INSTRUCTIONS TO FOLLOW: Reproduce word for word the lines from the beginning of the entries to the line with "import pandas as pd", both included, but none of the pictures.

DATASET ENTRIES:
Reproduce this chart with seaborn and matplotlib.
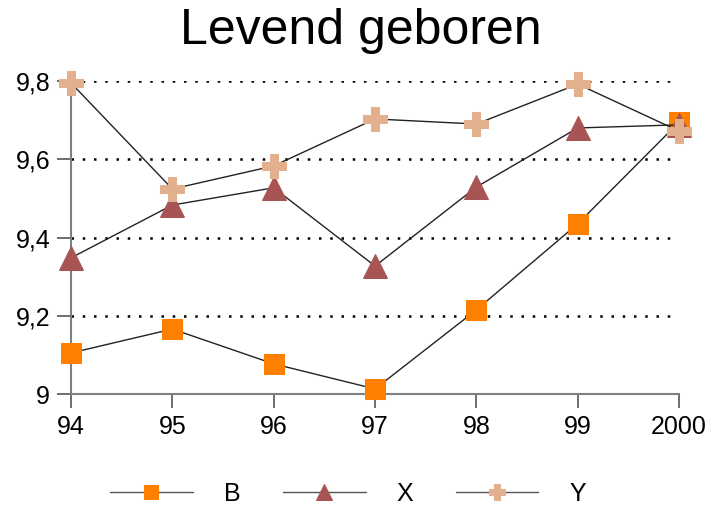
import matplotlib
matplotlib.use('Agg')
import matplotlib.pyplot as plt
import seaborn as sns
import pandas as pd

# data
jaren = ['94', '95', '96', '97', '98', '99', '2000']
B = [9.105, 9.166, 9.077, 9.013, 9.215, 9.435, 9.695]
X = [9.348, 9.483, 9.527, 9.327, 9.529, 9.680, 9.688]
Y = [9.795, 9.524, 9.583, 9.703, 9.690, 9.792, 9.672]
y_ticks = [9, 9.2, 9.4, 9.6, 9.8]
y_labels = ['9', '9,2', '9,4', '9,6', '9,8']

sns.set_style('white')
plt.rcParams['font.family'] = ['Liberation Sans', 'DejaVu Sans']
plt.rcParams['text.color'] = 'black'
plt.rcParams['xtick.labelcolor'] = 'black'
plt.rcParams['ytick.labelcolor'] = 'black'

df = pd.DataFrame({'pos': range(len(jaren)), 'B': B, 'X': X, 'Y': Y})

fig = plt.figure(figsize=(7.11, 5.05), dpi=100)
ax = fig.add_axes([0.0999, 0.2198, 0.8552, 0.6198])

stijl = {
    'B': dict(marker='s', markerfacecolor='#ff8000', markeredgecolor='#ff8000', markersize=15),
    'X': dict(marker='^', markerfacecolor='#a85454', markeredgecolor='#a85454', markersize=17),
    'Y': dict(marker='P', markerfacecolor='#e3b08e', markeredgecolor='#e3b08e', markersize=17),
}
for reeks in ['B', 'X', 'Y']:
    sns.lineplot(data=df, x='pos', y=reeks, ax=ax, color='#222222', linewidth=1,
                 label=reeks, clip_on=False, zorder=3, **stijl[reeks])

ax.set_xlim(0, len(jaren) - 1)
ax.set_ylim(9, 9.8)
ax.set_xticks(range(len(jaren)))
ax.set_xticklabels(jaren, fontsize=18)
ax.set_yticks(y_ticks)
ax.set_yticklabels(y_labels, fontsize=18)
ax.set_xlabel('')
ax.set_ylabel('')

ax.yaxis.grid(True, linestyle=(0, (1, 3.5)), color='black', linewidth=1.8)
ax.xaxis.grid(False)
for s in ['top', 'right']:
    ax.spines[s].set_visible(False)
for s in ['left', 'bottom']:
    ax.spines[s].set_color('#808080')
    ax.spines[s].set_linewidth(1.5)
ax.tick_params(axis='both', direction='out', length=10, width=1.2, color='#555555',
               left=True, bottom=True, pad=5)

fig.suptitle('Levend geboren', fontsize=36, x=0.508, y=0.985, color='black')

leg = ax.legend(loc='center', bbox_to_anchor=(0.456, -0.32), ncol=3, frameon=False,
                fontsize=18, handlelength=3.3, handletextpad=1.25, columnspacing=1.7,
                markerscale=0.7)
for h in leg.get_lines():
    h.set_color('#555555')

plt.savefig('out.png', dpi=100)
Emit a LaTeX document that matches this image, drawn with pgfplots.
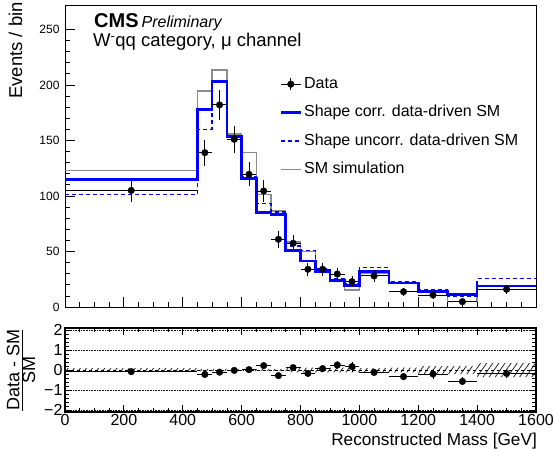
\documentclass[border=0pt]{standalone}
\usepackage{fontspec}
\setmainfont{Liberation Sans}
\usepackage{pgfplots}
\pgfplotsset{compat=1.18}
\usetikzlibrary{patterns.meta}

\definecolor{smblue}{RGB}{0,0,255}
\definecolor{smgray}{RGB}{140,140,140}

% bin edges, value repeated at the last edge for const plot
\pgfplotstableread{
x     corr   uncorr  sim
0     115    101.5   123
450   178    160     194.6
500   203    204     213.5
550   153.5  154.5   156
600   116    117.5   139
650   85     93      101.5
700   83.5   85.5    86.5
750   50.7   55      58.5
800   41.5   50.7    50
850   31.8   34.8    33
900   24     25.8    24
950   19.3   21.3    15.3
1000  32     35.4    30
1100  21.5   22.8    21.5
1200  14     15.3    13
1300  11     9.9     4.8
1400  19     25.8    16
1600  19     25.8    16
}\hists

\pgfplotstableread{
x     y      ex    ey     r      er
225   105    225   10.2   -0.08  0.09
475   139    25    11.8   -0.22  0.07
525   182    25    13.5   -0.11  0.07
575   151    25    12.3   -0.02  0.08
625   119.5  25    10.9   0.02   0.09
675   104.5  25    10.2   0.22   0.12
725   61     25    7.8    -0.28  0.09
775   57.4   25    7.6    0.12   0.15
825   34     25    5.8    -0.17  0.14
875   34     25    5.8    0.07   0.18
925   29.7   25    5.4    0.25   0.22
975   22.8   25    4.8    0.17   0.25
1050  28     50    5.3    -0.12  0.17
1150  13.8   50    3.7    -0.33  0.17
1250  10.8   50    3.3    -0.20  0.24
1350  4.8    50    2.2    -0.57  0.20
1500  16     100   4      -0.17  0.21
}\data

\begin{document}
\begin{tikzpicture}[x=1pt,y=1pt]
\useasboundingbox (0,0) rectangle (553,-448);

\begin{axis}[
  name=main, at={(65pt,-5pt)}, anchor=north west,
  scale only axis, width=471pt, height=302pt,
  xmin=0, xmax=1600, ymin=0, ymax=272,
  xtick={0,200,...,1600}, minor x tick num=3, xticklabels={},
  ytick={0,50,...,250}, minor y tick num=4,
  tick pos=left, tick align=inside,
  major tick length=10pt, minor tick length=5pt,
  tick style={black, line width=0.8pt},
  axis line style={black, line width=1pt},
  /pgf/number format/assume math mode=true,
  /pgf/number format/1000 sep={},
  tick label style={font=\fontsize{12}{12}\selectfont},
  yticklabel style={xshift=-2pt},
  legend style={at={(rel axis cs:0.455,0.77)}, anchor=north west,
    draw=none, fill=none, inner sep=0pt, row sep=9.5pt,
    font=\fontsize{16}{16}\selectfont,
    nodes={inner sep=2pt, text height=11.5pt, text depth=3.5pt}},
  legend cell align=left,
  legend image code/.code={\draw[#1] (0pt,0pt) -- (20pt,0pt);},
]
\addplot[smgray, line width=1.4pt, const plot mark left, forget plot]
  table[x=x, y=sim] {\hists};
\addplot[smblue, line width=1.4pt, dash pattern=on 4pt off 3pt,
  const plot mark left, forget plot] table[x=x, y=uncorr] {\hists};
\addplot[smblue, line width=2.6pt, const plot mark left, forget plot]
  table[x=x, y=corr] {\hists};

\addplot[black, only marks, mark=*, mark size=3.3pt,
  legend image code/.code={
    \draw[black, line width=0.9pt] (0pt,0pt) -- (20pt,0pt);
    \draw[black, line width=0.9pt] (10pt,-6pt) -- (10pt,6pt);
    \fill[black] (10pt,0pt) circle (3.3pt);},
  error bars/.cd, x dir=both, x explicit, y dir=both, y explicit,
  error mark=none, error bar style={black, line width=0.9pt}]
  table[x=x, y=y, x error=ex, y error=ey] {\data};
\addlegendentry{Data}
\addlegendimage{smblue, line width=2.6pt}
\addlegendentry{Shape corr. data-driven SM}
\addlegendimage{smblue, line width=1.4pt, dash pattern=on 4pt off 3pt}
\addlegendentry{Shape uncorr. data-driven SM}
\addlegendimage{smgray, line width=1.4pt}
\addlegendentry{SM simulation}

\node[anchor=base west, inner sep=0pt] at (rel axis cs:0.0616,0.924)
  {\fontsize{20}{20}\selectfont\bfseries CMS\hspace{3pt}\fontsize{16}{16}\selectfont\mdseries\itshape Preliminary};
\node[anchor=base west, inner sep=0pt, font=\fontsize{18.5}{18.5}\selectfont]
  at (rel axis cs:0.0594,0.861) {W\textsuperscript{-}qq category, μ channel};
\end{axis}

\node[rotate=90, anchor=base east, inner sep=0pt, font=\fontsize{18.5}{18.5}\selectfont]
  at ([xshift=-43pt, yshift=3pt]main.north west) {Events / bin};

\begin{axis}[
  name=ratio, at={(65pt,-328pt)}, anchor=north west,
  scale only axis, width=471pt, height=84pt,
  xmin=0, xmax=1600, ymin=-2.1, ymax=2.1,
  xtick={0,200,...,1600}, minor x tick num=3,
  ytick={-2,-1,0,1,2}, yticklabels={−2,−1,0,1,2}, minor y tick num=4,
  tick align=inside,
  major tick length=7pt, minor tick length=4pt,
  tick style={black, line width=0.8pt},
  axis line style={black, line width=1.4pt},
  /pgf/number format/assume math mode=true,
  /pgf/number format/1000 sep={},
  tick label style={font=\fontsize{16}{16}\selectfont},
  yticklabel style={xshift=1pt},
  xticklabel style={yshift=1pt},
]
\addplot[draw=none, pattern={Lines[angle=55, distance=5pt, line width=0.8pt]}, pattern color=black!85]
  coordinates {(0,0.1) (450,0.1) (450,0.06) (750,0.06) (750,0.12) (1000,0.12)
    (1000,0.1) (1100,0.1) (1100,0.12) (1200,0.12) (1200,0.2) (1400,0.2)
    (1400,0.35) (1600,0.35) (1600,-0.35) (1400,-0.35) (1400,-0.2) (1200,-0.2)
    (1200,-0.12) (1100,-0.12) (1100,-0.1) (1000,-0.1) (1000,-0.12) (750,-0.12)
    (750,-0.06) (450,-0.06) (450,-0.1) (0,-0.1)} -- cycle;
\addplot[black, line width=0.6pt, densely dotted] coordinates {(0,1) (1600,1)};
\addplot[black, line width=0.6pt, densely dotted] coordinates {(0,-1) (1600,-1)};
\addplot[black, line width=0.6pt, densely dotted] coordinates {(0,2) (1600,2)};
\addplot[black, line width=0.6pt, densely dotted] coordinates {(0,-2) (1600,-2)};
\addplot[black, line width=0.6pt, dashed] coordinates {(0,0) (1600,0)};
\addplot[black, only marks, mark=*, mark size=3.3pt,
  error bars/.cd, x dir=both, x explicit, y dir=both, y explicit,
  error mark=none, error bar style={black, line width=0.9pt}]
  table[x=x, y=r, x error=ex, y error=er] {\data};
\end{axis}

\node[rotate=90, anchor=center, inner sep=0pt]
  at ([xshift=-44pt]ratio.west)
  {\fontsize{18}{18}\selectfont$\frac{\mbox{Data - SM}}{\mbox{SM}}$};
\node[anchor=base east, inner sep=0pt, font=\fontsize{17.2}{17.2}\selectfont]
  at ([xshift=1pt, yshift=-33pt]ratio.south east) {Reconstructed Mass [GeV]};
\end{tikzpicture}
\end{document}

WRITTEN RESPONSE:
Reproduce this chart with seaborn and matplotlib.
import matplotlib
matplotlib.use('Agg')
import matplotlib.pyplot as plt
import seaborn as sns
import pandas as pd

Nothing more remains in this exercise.